8. Our advisers located in Afghanistan on behalf of the Ministry of Defense, KGB, and other Soviet ministries and agencies should remain there and carry out the missions assigned to them earlier. However, taking into account that Amin insistently pursues the point of “equal responsibility” of Afghan officials and Soviet representatives for the work of the corresponding Afghan agencies, the participation of Soviet representatives and advisers in measures of the Afghan side should be precluded which could cast a shadow on the Soviet Union.
Requests of the Afghan side to send additional Soviet advisers of one or another specialty should be carefully weighed and be granted only in those cases when this would correspond with our interests.
9. Continue the practice of mutual consultations and exchanges of opinions with Amin and other DRA representatives on questions of foreign policy with the idea of explaining our position on specific issues and also revealing the intentions of the Afghan side in foreign affairs.
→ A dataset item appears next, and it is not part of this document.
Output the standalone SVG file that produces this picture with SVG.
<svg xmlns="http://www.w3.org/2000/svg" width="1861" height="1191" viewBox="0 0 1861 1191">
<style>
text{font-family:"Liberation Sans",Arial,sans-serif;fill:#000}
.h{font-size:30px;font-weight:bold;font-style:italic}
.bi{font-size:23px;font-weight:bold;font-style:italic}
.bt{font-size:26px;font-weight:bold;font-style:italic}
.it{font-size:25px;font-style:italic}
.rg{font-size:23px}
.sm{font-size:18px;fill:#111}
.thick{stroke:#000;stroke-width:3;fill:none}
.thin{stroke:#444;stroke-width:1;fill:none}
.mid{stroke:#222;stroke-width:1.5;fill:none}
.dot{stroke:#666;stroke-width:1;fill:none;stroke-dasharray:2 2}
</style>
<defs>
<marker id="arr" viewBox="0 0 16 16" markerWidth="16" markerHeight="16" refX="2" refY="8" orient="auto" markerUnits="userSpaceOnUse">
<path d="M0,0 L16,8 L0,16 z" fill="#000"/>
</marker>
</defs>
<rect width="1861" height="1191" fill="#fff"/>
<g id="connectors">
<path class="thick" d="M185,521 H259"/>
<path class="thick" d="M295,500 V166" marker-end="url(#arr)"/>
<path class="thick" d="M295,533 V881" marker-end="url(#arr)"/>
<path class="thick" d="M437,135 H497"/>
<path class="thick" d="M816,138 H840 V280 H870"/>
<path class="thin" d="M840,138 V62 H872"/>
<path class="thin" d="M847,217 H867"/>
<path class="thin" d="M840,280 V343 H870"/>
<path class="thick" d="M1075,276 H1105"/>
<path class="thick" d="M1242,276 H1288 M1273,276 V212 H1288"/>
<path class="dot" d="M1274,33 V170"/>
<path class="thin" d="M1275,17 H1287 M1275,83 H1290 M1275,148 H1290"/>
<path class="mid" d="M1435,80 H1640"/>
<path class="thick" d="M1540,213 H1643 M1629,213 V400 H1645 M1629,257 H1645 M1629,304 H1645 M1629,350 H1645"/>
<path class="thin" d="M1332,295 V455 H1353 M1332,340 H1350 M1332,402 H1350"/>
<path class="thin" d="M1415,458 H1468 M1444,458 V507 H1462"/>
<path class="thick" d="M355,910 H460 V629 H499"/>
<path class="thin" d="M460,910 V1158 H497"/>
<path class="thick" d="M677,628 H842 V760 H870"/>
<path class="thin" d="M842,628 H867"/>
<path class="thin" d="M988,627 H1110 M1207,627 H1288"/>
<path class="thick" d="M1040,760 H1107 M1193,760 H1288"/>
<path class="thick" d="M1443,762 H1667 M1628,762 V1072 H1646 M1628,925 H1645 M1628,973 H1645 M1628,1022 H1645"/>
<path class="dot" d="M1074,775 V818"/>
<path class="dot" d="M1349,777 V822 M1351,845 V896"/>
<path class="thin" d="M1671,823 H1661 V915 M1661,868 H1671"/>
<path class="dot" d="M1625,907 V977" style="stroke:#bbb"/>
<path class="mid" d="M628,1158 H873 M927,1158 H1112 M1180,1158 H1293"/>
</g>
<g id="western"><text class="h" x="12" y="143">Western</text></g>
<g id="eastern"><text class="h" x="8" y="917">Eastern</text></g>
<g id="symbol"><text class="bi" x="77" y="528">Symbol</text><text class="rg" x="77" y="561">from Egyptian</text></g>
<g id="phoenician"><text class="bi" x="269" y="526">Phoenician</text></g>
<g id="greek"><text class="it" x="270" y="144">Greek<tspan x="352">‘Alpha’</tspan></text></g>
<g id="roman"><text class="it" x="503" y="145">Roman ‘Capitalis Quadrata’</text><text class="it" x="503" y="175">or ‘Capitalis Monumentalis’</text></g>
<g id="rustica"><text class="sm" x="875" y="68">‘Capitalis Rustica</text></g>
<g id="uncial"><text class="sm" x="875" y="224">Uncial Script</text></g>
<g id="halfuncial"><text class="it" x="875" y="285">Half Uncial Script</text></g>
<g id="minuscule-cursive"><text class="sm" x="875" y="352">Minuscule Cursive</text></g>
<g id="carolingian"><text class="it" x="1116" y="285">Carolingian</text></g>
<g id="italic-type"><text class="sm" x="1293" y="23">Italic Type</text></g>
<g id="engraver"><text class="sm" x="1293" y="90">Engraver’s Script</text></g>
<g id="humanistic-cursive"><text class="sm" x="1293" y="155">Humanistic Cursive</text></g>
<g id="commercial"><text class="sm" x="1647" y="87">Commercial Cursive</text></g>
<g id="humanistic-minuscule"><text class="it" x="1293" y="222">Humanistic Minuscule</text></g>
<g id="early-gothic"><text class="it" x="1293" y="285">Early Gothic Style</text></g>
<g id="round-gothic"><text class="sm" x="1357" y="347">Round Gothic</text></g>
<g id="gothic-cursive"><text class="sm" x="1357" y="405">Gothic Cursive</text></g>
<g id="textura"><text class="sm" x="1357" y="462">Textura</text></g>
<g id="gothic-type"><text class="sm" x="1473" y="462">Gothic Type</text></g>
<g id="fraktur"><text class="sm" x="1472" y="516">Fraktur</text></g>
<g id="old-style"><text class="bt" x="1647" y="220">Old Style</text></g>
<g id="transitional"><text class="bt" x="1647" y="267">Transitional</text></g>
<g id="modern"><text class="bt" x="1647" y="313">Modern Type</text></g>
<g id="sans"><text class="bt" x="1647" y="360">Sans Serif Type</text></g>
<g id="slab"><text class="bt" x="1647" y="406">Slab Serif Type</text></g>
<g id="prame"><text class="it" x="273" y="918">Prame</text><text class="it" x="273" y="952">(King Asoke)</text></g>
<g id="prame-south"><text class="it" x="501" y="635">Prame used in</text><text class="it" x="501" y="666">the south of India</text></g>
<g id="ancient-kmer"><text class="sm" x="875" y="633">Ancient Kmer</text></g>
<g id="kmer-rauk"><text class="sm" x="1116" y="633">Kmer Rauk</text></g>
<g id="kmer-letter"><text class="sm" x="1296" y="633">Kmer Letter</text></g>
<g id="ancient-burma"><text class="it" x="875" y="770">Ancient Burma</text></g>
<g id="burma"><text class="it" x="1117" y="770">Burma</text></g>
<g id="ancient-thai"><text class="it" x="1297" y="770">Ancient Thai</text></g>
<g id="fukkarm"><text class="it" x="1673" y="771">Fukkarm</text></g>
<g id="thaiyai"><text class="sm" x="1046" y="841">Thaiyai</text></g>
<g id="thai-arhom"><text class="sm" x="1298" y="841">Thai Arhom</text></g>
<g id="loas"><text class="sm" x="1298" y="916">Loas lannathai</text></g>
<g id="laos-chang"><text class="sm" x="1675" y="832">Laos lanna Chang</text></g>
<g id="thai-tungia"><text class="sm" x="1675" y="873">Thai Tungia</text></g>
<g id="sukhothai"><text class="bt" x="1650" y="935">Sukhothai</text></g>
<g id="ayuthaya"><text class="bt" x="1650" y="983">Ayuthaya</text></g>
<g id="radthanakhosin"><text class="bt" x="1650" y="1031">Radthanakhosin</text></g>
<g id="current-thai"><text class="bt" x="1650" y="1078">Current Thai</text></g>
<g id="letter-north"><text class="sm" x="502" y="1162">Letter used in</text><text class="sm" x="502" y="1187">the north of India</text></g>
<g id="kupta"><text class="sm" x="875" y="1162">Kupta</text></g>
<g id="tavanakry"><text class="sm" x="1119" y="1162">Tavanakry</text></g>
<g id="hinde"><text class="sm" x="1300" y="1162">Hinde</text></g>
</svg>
In necessary cases and in an appropriate form let Amin know of our disapproving attitude of his playing up to the West.
At the same time, though diplomatic and also through special channels, continue to take measures against the interference of other countries, particularly neighboring [countries], in its internal affairs.
10. In the Soviet press they should limit themselves mainly to reports of a factual nature about what is going on in Afghanistan, describing only favorably the measures of the Afghan government which facilitate a deepening of Soviet-Afghan cooperation, consolidate the gains of the April Revolution, and develop the DRA along the path of progressive socioeconomic reforms.
11. The Soviet Embassy in Kabul, the USSR Committee for State Security [KGB], the Ministry of Defense, and the CPSU CC International Department are to study the policy and practical activities of H. Amin and his circle regarding Afghan internationalists, patriots, and also personnel who have undergone training in the Soviet Union and socialist countries; the reactionary Muslim clergy and tribal leaders; and the foreign policy ties of Afghanistan with the West, particularly with the US…
Upon the availability of facts bearing witness to the beginning of a turn by H. Amin in an anti-Soviet direction, introduce supplemental proposals about measures from our side.
A draft decree is attached.
We request this be considered.
A. Gromyko (MID), Yu. Andropov (KGB), D. Ustinov (MO) , B. Ponomarev (CC CPSU)
29 November 1979
Gromyko, Andropov, Ustinov, and Ponomarev report to CPSU CC on the increased repressions by Amin in Afghanistan. Brezhnev and other Soviet leaders may meet with Amin to discuss economic cooperation between the two countries, relating to petroleum products, food, and industrial goods. These topics are on the path to progressive socioeconomic reforms in the DRA.